Published Thursday 27 January, 2022

By Adrian Doyle

When Howard Arkley painted a tram in 1980 for the Transporting Art project initiated by Victoria’s Hamer Government, it was edgy, experimental and an amazing initiative.

He was one of many important Australian artists that were in the first round of painted trams that ran from 1978 to 1982 and included artists like Clifton Pugh, Mike Brown, Elizabeth Gower and Mika Mora. The second round of art trams ran from 1986 to 1993 and included artists like Lin Onus, Reg Mombassa and Michael Leunig.

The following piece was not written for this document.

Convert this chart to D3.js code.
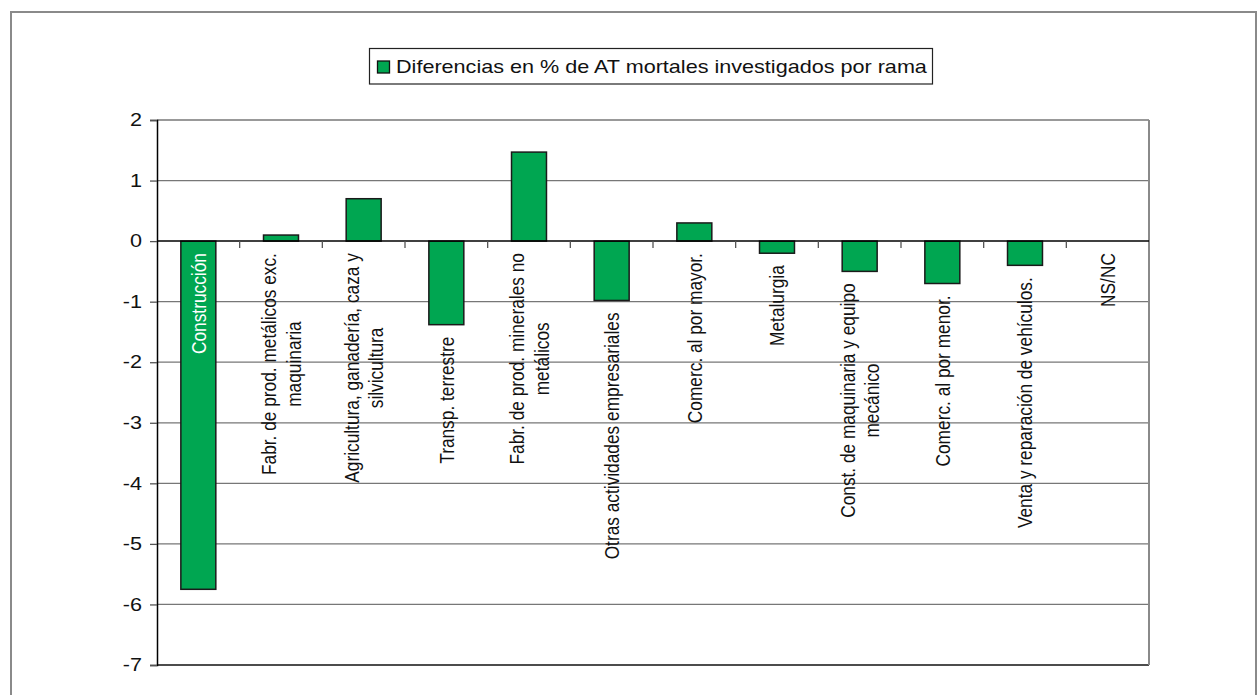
<!DOCTYPE html>
<html><head><meta charset="utf-8">
<script src="https://cdn.jsdelivr.net/npm/d3@7"></script>
<style>body{margin:0;background:#fff}svg{display:block;font-family:"Liberation Sans",Arial,sans-serif}</style>
</head><body>
<svg id="c" width="1257" height="695"></svg>
<script>
const categories = [
  "Construcción",
  "Fabr. de prod. metálicos exc.\nmaquinaria",
  "Agricultura, ganadería, caza y\nsilvicultura",
  "Transp. terrestre",
  "Fabr. de prod. minerales no\nmetálicos",
  "Otras actividades empresariales",
  "Comerc. al por mayor.",
  "Metalurgia",
  "Const. de maquinaria y equipo\nmecánico",
  "Comerc. al por menor.",
  "Venta y reparación de vehículos.",
  "NS/NC"
];
const values = [-5.75, 0.1, 0.7, -1.38, 1.47, -0.98, 0.3, -0.2, -0.5, -0.7, -0.4, 0];
const yTicks = [2, 1, 0, -1, -2, -3, -4, -5, -6, -7];
const seriesName = "Diferencias en % de AT mortales investigados por rama";

const svg = d3.select("#c");
const plot = {left: 157, right: 1149, top: 120, bottom: 665};
const green = "#00a651";
const SX = 1.2; // horizontal stretch of text in the reference

// outer frame
svg.append("rect").attr("x", 11).attr("y", 12).attr("width", 1245).attr("height", 700)
  .attr("fill", "none").attr("stroke", "#8a8a8a").attr("stroke-width", 2);

const x = d3.scaleBand().domain(d3.range(categories.length)).range([plot.left, plot.right]).paddingInner(0.577).paddingOuter(0.2885);
const xb = d3.scaleBand().domain(d3.range(categories.length)).range([plot.left, plot.right]);
const y = d3.scaleLinear().domain([-7, 2]).range([plot.bottom, plot.top]);

// gridlines
svg.append("g").selectAll("line").data(yTicks.filter(d => d !== 0)).join("line")
  .attr("x1", plot.left).attr("x2", plot.right)
  .attr("y1", d => y(d)).attr("y2", d => y(d))
  .attr("stroke", d => d === -7 ? "#111" : "#777").attr("stroke-width", d => d === -7 ? 1.5 : 1.3);

// right border
svg.append("line").attr("x1", plot.right).attr("x2", plot.right).attr("y1", plot.top).attr("y2", plot.bottom)
  .attr("stroke", "#8a8a8a").attr("stroke-width", 2);

// y axis
const yAxis = d3.axisLeft(y).tickValues(yTicks).tickSize(7).tickPadding(8).tickFormat(d => String(d));
const gy = svg.append("g").attr("transform", `translate(${plot.left},0)`).call(yAxis);
gy.select(".domain").attr("stroke", "#000").attr("stroke-width", 1.5);
gy.selectAll(".tick line").attr("stroke", "#555").attr("stroke-width", 1.3);
gy.selectAll(".tick text").attr("font-size", 18).attr("fill", "#111")
  .attr("font-family", "Liberation Sans, Arial, sans-serif")
  .attr("x", 0).attr("transform", `translate(-15,0) scale(${SX},1)`);

// bars
svg.append("g").selectAll("rect").data(values).join("rect")
  .attr("x", (d, i) => x(i)).attr("width", x.bandwidth())
  .attr("y", d => y(Math.max(0, d))).attr("height", d => Math.abs(y(d) - y(0)))
  .attr("fill", green).attr("stroke", "#1a1a1a").attr("stroke-width", 1.5);

// x axis at zero with category ticks
const xAxisG = svg.append("g");
xAxisG.append("line").attr("x1", plot.left).attr("x2", plot.right).attr("y1", y(0)).attr("y2", y(0))
  .attr("stroke", "#000").attr("stroke-width", 1.5);
xAxisG.selectAll("line.tk").data(d3.range(1, categories.length)).join("line").attr("class", "tk")
  .attr("x1", i => xb(i)).attr("x2", i => xb(i)).attr("y1", y(0)).attr("y2", y(0) + 7)
  .attr("stroke", "#555").attr("stroke-width", 1.3);

// category labels (rotated)
const lh = 20.5, gap = 12, fs = 17.3;
const lblG = svg.append("g");
categories.forEach((c, i) => {
  const lines = c.split("\n");
  const cx = xb(i) + xb.bandwidth() / 2;
  const t = lblG.append("text").attr("font-size", fs).attr("text-anchor", "middle");
  lines.forEach(ln => t.append("tspan").text(ln));
  let maxLen = 0;
  t.selectAll("tspan").each(function() { maxLen = Math.max(maxLen, this.getComputedTextLength()); });
  const v = values[i];
  let top = Math.max(y(0), y(v)) + gap;
  let color = "#111";
  if (top + maxLen > plot.bottom) { top = y(0) + gap; color = "#fff"; }
  const cy = top + maxLen / 2;
  t.attr("transform", `translate(${cx},${cy}) scale(${SX},1) rotate(-90)`).attr("fill", color);
  t.selectAll("tspan").attr("x", 0).attr("y", (d, k) => (k - (lines.length - 1) / 2) * lh).attr("dy", "0.35em");
});

// legend
const lg = svg.append("g");
lg.append("rect").attr("x", 369.5).attr("y", 48.5).attr("width", 563).attr("height", 35.5)
  .attr("fill", "#fff").attr("stroke", "#222").attr("stroke-width", 1.2);
lg.append("rect").attr("x", 377.5).attr("y", 61).attr("width", 12).attr("height", 12)
  .attr("fill", green).attr("stroke", "#111").attr("stroke-width", 1.3);
lg.append("text").attr("transform", `translate(396,73) scale(${SX},1)`)
  .attr("font-size", 18).attr("fill", "#111").text(seriesName);
</script>
</body></html>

These early art trams became a tourist attraction and were some of the first beginnings of the ephemeral public art movement. I feel like the commitment to the Art Trams project seemed deeper when artists were asked to paint directly on the tram, and both inside and out. I remember the W-class trams shunting down Swanston St completely painted with art.

I loved the art trams, but I feel the project definitely seemed more interesting when artists were allowed to paint directly on the surface. Artists now send a file, and the tram is wrapped with the plastic printed design.

I understand the commitment required to allow an artist to paint directly on a tram, especially in today’s world of fancy trams and advertising. Yet it seems a shame that artists are rarely given the opportunity to create art directly on a surface, it’s like the people whom allow these awesome projects to go ahead are not fully committed.

Many projects and opportunities that are coming out at the moment ask artists to send files instead of painting directly on the wall. This doesn’t allow for texture and style to truly translate. The public is getting some weird print of the original artwork that is often stretched, pixelated and flat.

As an artist I studied painting and drawing at university, and yes, I have had to learn how to do some aspects of graphic design but I am far from a designer. Surely it would make more sense to have an artist in my situation paint the artwork, instead of trying to figure out how to create a giant graphic design artwork.

It would also be far cheaper to have artists paint directly on the wall. There is something really beautiful and tangible with a hand-painted artwork. The artwork on the shed in the City Square by Emma Coultre is painted by hand and it looks great. The problem with the graphic artwork, which is becoming more prevalent, is that it can look a little like an advertisement.

I love the tram art project and all the cool stuff the Metro Tunnel and City of Melbourne do with the arts and the city. I just feel the city would be far more beautiful if much of this work was painted by hand. It seems it would be easier to paint it, than have some vinyl guy complete the artwork.

That’s what us artists do – we paint, and we can do it well, as opposed to graphic design. I do murals all the time and it would make since to get artist to make the artwork. It would be cheaper, and it would look better.